■ Exercise prompt
Locate every line below that contains the word "Apache" and copy it.

■ Supplied entries
(begin)
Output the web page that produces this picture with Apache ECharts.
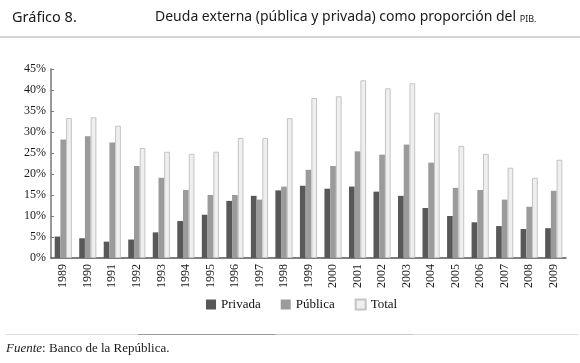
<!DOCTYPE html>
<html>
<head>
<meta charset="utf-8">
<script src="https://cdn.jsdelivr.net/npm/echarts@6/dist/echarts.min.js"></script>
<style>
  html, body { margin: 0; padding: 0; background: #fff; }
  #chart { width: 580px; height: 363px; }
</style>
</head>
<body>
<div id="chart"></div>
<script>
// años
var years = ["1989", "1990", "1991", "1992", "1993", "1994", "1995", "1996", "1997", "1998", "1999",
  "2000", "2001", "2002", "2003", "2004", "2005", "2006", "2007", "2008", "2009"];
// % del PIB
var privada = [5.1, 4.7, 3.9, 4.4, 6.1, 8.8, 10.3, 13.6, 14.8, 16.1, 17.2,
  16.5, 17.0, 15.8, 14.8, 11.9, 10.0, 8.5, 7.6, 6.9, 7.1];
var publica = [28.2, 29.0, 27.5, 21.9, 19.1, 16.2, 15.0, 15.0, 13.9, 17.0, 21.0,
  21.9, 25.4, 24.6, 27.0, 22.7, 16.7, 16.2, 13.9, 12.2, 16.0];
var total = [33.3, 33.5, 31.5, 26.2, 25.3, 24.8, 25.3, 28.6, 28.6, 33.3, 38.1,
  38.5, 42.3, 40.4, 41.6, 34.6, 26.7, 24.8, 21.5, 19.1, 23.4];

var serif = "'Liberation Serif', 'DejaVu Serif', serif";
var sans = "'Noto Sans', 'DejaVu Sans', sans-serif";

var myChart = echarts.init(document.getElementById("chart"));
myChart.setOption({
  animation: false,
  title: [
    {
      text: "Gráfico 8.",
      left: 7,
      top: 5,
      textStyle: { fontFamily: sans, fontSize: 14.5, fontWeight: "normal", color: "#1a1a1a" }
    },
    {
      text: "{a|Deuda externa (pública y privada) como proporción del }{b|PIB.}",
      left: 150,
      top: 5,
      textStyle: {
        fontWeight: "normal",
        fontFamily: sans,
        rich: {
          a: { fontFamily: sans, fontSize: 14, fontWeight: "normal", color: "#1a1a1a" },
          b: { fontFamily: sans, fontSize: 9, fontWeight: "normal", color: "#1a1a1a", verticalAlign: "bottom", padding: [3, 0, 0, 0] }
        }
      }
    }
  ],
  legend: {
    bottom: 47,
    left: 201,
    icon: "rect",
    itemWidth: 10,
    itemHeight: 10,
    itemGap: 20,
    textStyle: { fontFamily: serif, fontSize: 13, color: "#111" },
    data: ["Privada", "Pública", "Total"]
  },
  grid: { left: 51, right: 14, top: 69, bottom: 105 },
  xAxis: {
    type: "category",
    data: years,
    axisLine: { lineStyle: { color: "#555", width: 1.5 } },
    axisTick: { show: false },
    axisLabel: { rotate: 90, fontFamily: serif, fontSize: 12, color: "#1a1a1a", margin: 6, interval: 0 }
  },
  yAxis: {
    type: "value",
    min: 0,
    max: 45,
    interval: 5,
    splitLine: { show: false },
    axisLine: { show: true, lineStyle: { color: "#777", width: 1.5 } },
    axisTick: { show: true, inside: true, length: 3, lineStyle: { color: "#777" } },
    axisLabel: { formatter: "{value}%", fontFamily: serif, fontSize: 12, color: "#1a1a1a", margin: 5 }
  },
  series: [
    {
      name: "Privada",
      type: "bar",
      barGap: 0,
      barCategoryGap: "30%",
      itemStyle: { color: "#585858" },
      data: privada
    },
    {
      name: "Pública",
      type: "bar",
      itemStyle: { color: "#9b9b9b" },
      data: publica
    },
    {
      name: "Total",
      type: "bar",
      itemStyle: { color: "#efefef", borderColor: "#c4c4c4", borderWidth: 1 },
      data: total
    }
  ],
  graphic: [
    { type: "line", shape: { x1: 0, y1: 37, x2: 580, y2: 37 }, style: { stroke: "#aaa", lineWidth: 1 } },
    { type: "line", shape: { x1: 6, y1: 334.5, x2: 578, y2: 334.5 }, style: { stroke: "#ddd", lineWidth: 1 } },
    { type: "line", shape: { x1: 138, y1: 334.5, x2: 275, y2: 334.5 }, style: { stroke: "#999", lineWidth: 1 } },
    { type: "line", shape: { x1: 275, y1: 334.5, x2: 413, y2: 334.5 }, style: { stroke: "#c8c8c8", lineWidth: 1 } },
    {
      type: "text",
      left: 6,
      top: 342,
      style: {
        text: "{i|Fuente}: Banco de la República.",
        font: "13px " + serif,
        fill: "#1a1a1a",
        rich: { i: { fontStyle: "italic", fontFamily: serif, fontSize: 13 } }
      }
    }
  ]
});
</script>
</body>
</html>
(end)
(begin)
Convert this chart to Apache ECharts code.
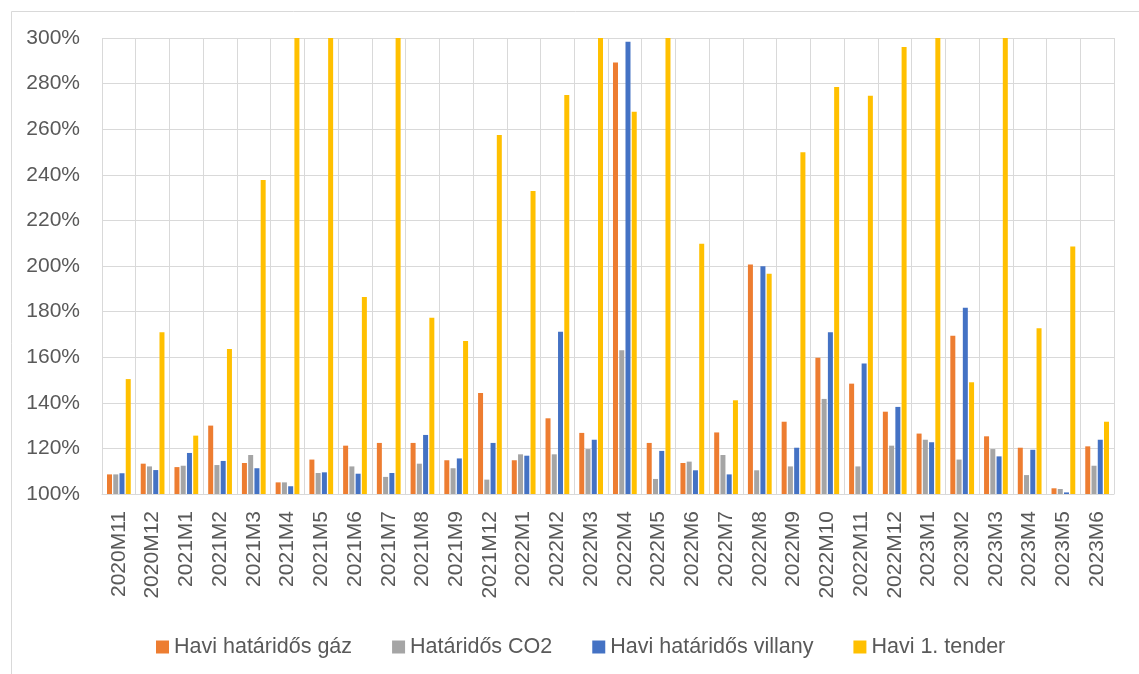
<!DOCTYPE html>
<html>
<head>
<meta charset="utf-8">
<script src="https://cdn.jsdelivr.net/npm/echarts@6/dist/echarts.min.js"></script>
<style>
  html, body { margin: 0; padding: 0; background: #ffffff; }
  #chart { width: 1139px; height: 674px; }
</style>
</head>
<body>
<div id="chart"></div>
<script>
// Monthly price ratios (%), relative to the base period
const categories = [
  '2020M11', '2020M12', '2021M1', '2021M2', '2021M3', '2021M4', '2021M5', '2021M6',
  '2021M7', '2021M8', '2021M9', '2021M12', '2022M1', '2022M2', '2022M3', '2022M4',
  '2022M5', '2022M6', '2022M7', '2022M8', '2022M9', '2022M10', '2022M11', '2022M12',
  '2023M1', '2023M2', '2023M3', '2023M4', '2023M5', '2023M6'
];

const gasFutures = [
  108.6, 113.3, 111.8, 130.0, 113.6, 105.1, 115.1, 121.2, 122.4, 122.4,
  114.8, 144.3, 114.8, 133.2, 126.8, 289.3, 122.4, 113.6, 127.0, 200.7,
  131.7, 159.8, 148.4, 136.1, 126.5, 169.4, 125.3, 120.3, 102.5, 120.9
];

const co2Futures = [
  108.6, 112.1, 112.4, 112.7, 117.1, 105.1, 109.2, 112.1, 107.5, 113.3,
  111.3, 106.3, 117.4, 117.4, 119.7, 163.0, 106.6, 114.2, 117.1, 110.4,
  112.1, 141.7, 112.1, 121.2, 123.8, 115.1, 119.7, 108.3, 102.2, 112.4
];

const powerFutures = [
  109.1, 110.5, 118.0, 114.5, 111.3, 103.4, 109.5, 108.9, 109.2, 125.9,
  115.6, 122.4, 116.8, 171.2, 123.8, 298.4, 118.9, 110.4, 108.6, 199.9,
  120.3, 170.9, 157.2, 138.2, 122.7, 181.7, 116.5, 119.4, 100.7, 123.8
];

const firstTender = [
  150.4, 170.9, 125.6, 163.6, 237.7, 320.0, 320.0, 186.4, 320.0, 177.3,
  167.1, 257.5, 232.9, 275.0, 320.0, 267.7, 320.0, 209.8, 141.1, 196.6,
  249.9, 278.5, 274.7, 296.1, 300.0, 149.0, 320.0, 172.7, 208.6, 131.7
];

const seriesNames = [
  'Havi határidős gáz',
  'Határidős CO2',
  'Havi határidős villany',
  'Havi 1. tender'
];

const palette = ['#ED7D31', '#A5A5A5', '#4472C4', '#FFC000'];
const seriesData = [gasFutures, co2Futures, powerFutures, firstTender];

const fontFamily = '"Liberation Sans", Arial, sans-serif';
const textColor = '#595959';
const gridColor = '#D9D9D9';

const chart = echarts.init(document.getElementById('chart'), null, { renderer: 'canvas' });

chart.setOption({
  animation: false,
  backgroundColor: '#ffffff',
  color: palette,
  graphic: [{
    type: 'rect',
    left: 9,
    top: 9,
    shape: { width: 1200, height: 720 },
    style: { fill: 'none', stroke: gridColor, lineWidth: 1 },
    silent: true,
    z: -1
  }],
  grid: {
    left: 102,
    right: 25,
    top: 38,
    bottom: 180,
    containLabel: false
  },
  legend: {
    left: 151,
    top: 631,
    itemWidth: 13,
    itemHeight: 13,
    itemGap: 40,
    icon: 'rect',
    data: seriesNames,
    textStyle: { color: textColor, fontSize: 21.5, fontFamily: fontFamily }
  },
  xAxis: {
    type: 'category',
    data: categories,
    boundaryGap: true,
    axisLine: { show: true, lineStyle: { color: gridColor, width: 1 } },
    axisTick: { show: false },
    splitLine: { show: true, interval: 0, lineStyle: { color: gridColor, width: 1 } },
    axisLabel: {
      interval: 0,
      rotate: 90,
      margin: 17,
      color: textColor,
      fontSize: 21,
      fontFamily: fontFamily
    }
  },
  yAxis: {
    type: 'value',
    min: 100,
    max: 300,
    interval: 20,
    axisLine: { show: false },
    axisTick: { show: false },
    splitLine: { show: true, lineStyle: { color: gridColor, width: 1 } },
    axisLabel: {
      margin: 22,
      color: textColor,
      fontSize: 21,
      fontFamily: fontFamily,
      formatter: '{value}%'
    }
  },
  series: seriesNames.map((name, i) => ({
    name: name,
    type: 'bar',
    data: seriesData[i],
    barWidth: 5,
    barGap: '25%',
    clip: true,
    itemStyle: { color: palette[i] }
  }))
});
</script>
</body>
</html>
(end)
(begin)
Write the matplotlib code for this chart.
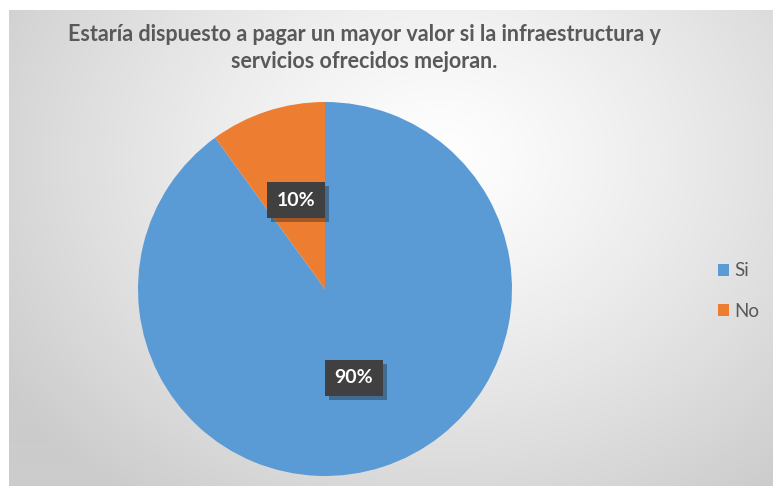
(end)
■ Task response
Output the web page that produces this picture with Apache ECharts.
Convert this chart to Apache ECharts code.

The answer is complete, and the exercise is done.